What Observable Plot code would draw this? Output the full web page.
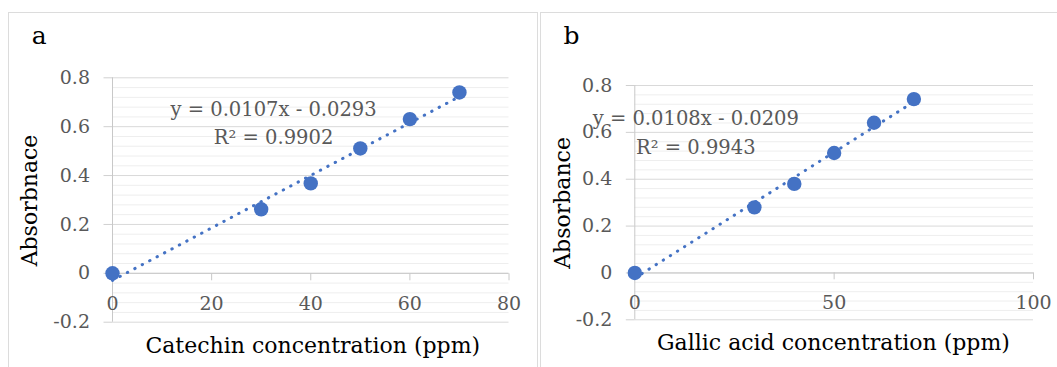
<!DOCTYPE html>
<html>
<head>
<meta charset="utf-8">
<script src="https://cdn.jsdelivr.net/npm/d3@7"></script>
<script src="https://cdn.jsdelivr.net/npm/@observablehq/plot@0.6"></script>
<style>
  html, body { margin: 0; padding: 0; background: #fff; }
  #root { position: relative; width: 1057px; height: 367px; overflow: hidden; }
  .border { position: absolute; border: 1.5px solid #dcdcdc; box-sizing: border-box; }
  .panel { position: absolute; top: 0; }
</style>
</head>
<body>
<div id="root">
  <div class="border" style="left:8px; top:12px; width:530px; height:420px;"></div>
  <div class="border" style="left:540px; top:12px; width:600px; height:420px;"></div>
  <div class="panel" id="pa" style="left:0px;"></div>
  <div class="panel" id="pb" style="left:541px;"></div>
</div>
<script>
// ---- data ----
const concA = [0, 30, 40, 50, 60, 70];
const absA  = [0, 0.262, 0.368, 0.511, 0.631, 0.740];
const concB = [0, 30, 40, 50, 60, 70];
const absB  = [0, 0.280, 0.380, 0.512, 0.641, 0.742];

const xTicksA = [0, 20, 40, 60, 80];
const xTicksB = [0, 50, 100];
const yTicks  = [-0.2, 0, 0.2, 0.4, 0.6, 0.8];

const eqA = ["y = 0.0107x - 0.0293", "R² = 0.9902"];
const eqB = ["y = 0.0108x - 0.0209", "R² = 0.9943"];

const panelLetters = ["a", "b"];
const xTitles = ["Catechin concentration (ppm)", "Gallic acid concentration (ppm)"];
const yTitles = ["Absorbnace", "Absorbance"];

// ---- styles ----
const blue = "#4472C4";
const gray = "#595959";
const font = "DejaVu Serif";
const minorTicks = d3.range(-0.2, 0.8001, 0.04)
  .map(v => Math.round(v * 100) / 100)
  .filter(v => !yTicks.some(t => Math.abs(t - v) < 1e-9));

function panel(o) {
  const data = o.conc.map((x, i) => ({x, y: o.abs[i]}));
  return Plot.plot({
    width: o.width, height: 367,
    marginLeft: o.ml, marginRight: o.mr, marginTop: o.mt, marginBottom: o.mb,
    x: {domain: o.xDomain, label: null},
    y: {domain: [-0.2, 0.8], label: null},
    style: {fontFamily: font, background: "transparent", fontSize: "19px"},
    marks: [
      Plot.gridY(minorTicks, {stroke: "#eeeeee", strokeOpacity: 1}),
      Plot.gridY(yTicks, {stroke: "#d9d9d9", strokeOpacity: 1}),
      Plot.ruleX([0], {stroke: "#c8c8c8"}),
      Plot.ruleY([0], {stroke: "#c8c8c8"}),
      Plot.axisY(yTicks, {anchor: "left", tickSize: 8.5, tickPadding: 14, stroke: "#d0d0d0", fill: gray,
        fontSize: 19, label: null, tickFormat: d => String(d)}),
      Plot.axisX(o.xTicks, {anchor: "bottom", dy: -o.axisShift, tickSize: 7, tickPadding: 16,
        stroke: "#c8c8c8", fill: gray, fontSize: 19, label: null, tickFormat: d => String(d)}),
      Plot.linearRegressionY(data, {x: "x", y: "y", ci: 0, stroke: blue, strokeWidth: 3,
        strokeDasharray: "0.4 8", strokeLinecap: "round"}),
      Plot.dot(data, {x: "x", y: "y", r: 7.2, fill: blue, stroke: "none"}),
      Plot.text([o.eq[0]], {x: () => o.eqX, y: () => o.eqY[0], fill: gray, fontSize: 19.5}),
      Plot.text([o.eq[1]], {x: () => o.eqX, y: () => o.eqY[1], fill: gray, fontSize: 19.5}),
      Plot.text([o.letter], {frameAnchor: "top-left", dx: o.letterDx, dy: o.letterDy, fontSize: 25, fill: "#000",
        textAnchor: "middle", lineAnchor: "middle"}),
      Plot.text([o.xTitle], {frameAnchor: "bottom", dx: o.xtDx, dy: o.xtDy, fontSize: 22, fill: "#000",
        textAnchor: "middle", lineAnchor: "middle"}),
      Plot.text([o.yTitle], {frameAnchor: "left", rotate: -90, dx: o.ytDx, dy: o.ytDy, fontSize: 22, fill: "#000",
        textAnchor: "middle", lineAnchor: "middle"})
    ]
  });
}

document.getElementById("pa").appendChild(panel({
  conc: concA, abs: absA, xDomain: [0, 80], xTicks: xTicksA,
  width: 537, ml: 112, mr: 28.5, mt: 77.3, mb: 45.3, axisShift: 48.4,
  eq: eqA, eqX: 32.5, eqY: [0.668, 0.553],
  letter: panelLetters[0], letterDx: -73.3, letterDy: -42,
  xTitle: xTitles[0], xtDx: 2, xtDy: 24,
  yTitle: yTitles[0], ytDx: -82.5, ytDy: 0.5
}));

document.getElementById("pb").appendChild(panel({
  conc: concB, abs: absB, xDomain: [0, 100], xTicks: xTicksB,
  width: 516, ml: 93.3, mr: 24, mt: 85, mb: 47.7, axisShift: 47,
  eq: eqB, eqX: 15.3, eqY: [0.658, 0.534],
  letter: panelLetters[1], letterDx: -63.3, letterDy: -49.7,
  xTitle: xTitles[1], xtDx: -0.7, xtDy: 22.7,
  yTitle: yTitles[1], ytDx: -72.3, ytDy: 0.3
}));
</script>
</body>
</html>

**What you should do**. Print the whole listing above once more, word for word, without its pictures.

**Answer to the exercise**.
What Observable Plot code would draw this? Output the full web page.
<!DOCTYPE html>
<html>
<head>
<meta charset="utf-8">
<script src="https://cdn.jsdelivr.net/npm/d3@7"></script>
<script src="https://cdn.jsdelivr.net/npm/@observablehq/plot@0.6"></script>
<style>
  html, body { margin: 0; padding: 0; background: #fff; }
  #root { position: relative; width: 1057px; height: 367px; overflow: hidden; }
  .border { position: absolute; border: 1.5px solid #dcdcdc; box-sizing: border-box; }
  .panel { position: absolute; top: 0; }
</style>
</head>
<body>
<div id="root">
  <div class="border" style="left:8px; top:12px; width:530px; height:420px;"></div>
  <div class="border" style="left:540px; top:12px; width:600px; height:420px;"></div>
  <div class="panel" id="pa" style="left:0px;"></div>
  <div class="panel" id="pb" style="left:541px;"></div>
</div>
<script>
// ---- data ----
const concA = [0, 30, 40, 50, 60, 70];
const absA  = [0, 0.262, 0.368, 0.511, 0.631, 0.740];
const concB = [0, 30, 40, 50, 60, 70];
const absB  = [0, 0.280, 0.380, 0.512, 0.641, 0.742];

const xTicksA = [0, 20, 40, 60, 80];
const xTicksB = [0, 50, 100];
const yTicks  = [-0.2, 0, 0.2, 0.4, 0.6, 0.8];

const eqA = ["y = 0.0107x - 0.0293", "R² = 0.9902"];
const eqB = ["y = 0.0108x - 0.0209", "R² = 0.9943"];

const panelLetters = ["a", "b"];
const xTitles = ["Catechin concentration (ppm)", "Gallic acid concentration (ppm)"];
const yTitles = ["Absorbnace", "Absorbance"];

// ---- styles ----
const blue = "#4472C4";
const gray = "#595959";
const font = "DejaVu Serif";
const minorTicks = d3.range(-0.2, 0.8001, 0.04)
  .map(v => Math.round(v * 100) / 100)
  .filter(v => !yTicks.some(t => Math.abs(t - v) < 1e-9));

function panel(o) {
  const data = o.conc.map((x, i) => ({x, y: o.abs[i]}));
  return Plot.plot({
    width: o.width, height: 367,
    marginLeft: o.ml, marginRight: o.mr, marginTop: o.mt, marginBottom: o.mb,
    x: {domain: o.xDomain, label: null},
    y: {domain: [-0.2, 0.8], label: null},
    style: {fontFamily: font, background: "transparent", fontSize: "19px"},
    marks: [
      Plot.gridY(minorTicks, {stroke: "#eeeeee", strokeOpacity: 1}),
      Plot.gridY(yTicks, {stroke: "#d9d9d9", strokeOpacity: 1}),
      Plot.ruleX([0], {stroke: "#c8c8c8"}),
      Plot.ruleY([0], {stroke: "#c8c8c8"}),
      Plot.axisY(yTicks, {anchor: "left", tickSize: 8.5, tickPadding: 14, stroke: "#d0d0d0", fill: gray,
        fontSize: 19, label: null, tickFormat: d => String(d)}),
      Plot.axisX(o.xTicks, {anchor: "bottom", dy: -o.axisShift, tickSize: 7, tickPadding: 16,
        stroke: "#c8c8c8", fill: gray, fontSize: 19, label: null, tickFormat: d => String(d)}),
      Plot.linearRegressionY(data, {x: "x", y: "y", ci: 0, stroke: blue, strokeWidth: 3,
        strokeDasharray: "0.4 8", strokeLinecap: "round"}),
      Plot.dot(data, {x: "x", y: "y", r: 7.2, fill: blue, stroke: "none"}),
      Plot.text([o.eq[0]], {x: () => o.eqX, y: () => o.eqY[0], fill: gray, fontSize: 19.5}),
      Plot.text([o.eq[1]], {x: () => o.eqX, y: () => o.eqY[1], fill: gray, fontSize: 19.5}),
      Plot.text([o.letter], {frameAnchor: "top-left", dx: o.letterDx, dy: o.letterDy, fontSize: 25, fill: "#000",
        textAnchor: "middle", lineAnchor: "middle"}),
      Plot.text([o.xTitle], {frameAnchor: "bottom", dx: o.xtDx, dy: o.xtDy, fontSize: 22, fill: "#000",
        textAnchor: "middle", lineAnchor: "middle"}),
      Plot.text([o.yTitle], {frameAnchor: "left", rotate: -90, dx: o.ytDx, dy: o.ytDy, fontSize: 22, fill: "#000",
        textAnchor: "middle", lineAnchor: "middle"})
    ]
  });
}

document.getElementById("pa").appendChild(panel({
  conc: concA, abs: absA, xDomain: [0, 80], xTicks: xTicksA,
  width: 537, ml: 112, mr: 28.5, mt: 77.3, mb: 45.3, axisShift: 48.4,
  eq: eqA, eqX: 32.5, eqY: [0.668, 0.553],
  letter: panelLetters[0], letterDx: -73.3, letterDy: -42,
  xTitle: xTitles[0], xtDx: 2, xtDy: 24,
  yTitle: yTitles[0], ytDx: -82.5, ytDy: 0.5
}));

document.getElementById("pb").appendChild(panel({
  conc: concB, abs: absB, xDomain: [0, 100], xTicks: xTicksB,
  width: 516, ml: 93.3, mr: 24, mt: 85, mb: 47.7, axisShift: 47,
  eq: eqB, eqX: 15.3, eqY: [0.658, 0.534],
  letter: panelLetters[1], letterDx: -63.3, letterDy: -49.7,
  xTitle: xTitles[1], xtDx: -0.7, xtDy: 22.7,
  yTitle: yTitles[1], ytDx: -72.3, ytDy: 0.3
}));
</script>
</body>
</html>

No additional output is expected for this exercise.